The timeline should consist of:

  • names and dates
  • fight and non-fighting habits
  • likes and dislikes
  • emotional connections or disconnections
  • sexual encounters and how they were
  • attributes, attitudes and personality of the people you dated

Rationality trumps emotion in the long run.  If you find your actions stemming from emotion most of the time, it is time to evaluate what is hindering you from reacting without rational thought patterns.  You deserve positive and healthy dating experiences.  Learning about yourself and your habits can help you begin this journey.

The Marriage Business Plan

Every great business starts with a plan.  In marriages, how well thought out is that plan?  The prenuptial provides an out if the marriage is exited, but what about during the marriage?  Where is the planning in that?  Not wedding planning, but marriage planning.

Things to consider for a good marriage plan:

1. Financials.  Will you share an account, keep separate accounts?  How will you split bills?  Who will pay them?

2. Separates. Do you have separate items or houses?  Duplicates of items and ones you need to get rid of?  How will you join or discard your items?

3. Unforseen.
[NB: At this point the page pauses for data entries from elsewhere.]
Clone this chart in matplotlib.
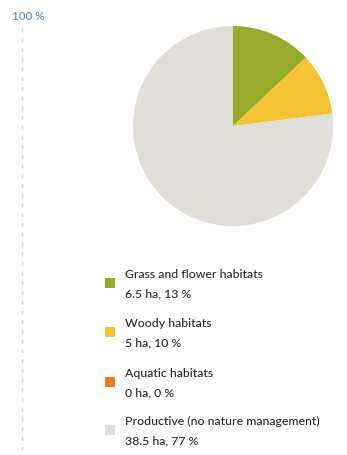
import matplotlib.pyplot as plt
from matplotlib.patches import Rectangle

# habitat data
labels = ["Grass and flower habitats", "Woody habitats", "Aquatic habitats",
          "Productive (no nature management)"]
hectares = [6.5, 5, 0, 38.5]
percents = [13, 10, 0, 77]
colors = ["#9aaa2c", "#f4c232", "#ec7d1c", "#e1ddd7"]

W, H = 347, 455
fig = plt.figure(figsize=(W / 100, H / 100), dpi=100)
plt.rcParams['font.family'] = ['Lato', 'DejaVu Sans']

# background axes in pixel coords (y down)
bg = fig.add_axes([0, 0, 1, 1])
bg.set_xlim(0, W)
bg.set_ylim(H, 0)
bg.axis("off")

# dashed scale line and label
bg.plot([22, 22], [28, H], color="#c8dbe3", lw=1.0, ls=(0, (3, 4)))
bg.text(12, 17, "100 %", color="#6b94aa", fontsize=8.3, va="center", ha="left",
        fontweight="semibold")

# pie
cx, cy, r = 233, 126, 100
pax = fig.add_axes([(cx - r) / W, (H - cy - r) / H, 2 * r / W, 2 * r / H])
pax.pie(percents, colors=colors, startangle=90, counterclock=False,
        wedgeprops=dict(linewidth=0))
pax.set_xlim(-1, 1)
pax.set_ylim(-1, 1)
pax.set_aspect("equal")
pax.axis("off")

# legend
ys = [283, 332, 382, 430]
for lab, ha, pc, col, y in zip(labels, hectares, percents, colors, ys):
    bg.add_patch(Rectangle((105, y - 5), 10, 10, color=col, lw=0))
    hs = f"{ha:g} ha, {pc} %"
    bg.text(125, y - 8.5, lab, fontsize=8.8, color="#2a2a2a", va="center",
            fontweight="medium")
    bg.text(125, y + 11, hs, fontsize=8.8, color="#2a2a2a", va="center",
            fontweight="medium")

fig.savefig("out.png", dpi=100)
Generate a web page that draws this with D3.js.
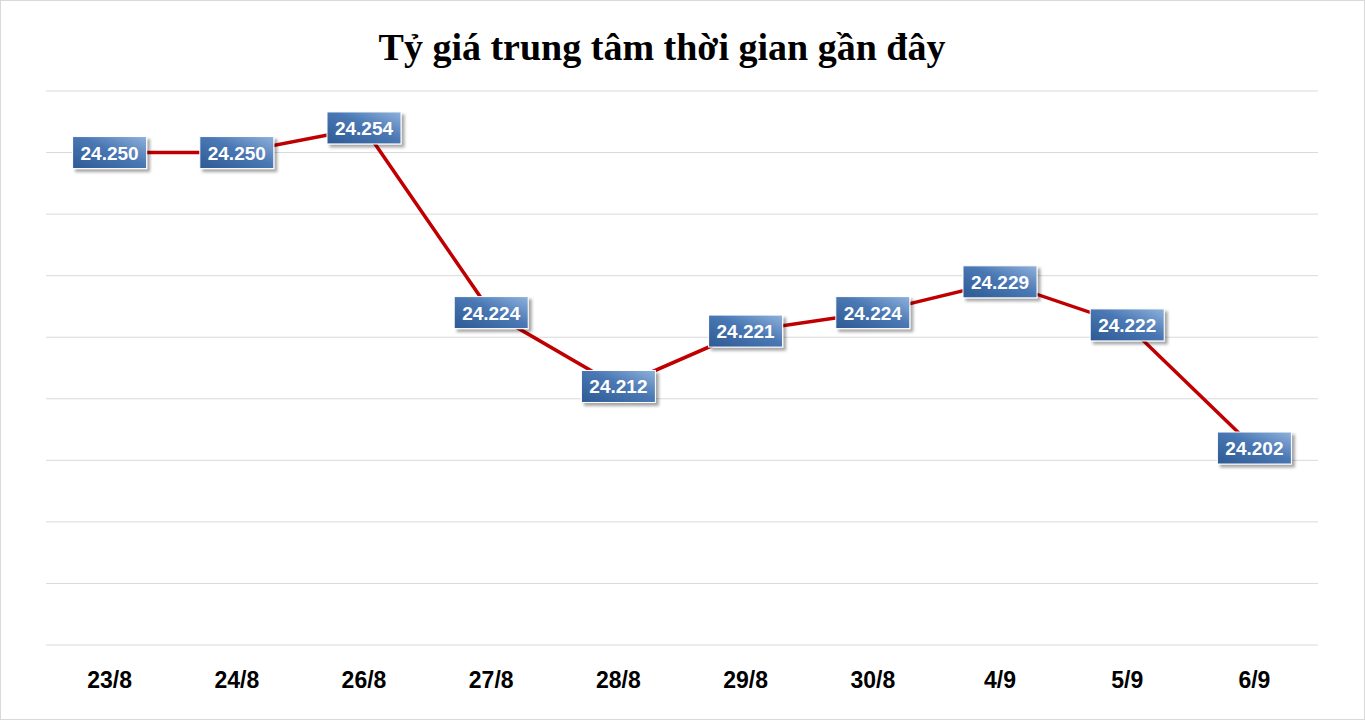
<!DOCTYPE html>
<html><head><meta charset="utf-8">
<script src="https://cdn.jsdelivr.net/npm/d3@7"></script>
<style>body{margin:0;background:#fff}</style></head>
<body><svg id="c" width="1365" height="720"></svg>
<script>
const categories=["23/8","24/8","26/8","27/8","28/8","29/8","30/8","4/9","5/9","6/9"];
const values=[24250,24250,24254,24224,24212,24221,24224,24229,24222,24202];
const yTicks=[24170,24180,24190,24200,24210,24220,24230,24240,24250,24260];
const svg=d3.select("#c");
const defs=svg.append("defs");
const g=defs.append("linearGradient").attr("id","bg").attr("x1","0").attr("y1","1").attr("x2","1").attr("y2","0");
g.append("stop").attr("offset","0").attr("stop-color","#2d5a94");
g.append("stop").attr("offset","0.55").attr("stop-color","#4a78b4");
g.append("stop").attr("offset","1").attr("stop-color","#8fb2dc");
const f=defs.append("filter").attr("id","sh").attr("x","-20%").attr("y","-20%").attr("width","150%").attr("height","160%");
f.append("feDropShadow").attr("dx",3).attr("dy",3).attr("stdDeviation",1.5).attr("flood-color","#000").attr("flood-opacity",0.35);
svg.append("rect").attr("x",0.5).attr("y",0.5).attr("width",1364).attr("height",719).attr("fill","#fff").attr("stroke","#d9d9d9");
svg.append("text").attr("x",662).attr("y",60).attr("text-anchor","middle").attr("font-family","Liberation Serif, DejaVu Serif, serif").attr("font-weight","bold").attr("font-size",38).text("Tỷ giá trung tâm thời gian gần đây");
const x=d3.scaleBand().domain(categories).range([46,1318]);
const y=d3.scaleLinear().domain([24170,24260]).range([645,91]);
svg.append("g").selectAll("line").data(yTicks).join("line").attr("x1",46).attr("x2",1318).attr("y1",d=>y(d)).attr("y2",d=>y(d)).attr("stroke","#d9d9d9");
svg.append("g").selectAll("text").data(categories).join("text").attr("x",d=>x(d)+x.bandwidth()/2).attr("y",688).attr("text-anchor","middle").attr("font-family","Liberation Sans, Arial, sans-serif").attr("font-weight","bold").attr("font-size",23).text(d=>d);
const cx=(d,i)=>x(categories[i])+x.bandwidth()/2;
svg.append("path").datum(values).attr("fill","none").attr("stroke","#c00000").attr("stroke-width",3.5)
 .attr("d",d3.line().x((d,i)=>cx(d,i)).y(d=>y(d)));
const fmt=v=>d3.format(",")(v).replace(",",".");
const lb=svg.append("g").selectAll("g").data(values).join("g").attr("transform",(d,i)=>`translate(${cx(d,i)},${y(d)})`);
lb.append("rect").attr("x",-37).attr("y",-16).attr("width",74).attr("height",32).attr("fill","url(#bg)").attr("stroke","#fff").attr("stroke-width",1).attr("filter","url(#sh)");
lb.append("text").attr("text-anchor","middle").attr("dy",7).attr("fill","#fff").attr("font-family","Liberation Sans, Arial, sans-serif").attr("font-weight","bold").attr("font-size",19).text(d=>fmt(d));
</script></body></html>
What if one of you is out of work?  Can your job alone carry the household?  What are your back up plans?

4. Chores. What will each partner do to help with laundry, cleaning, yard work, etc?

5. Family time.  Where will you spend holidays?  How often will you require that your partner see your family and vice versa?

There are many items that go into a business plan.  Business plans can take months to compile all the data.  Use the same care and consideration when going into a marriage.  Planning can help future success.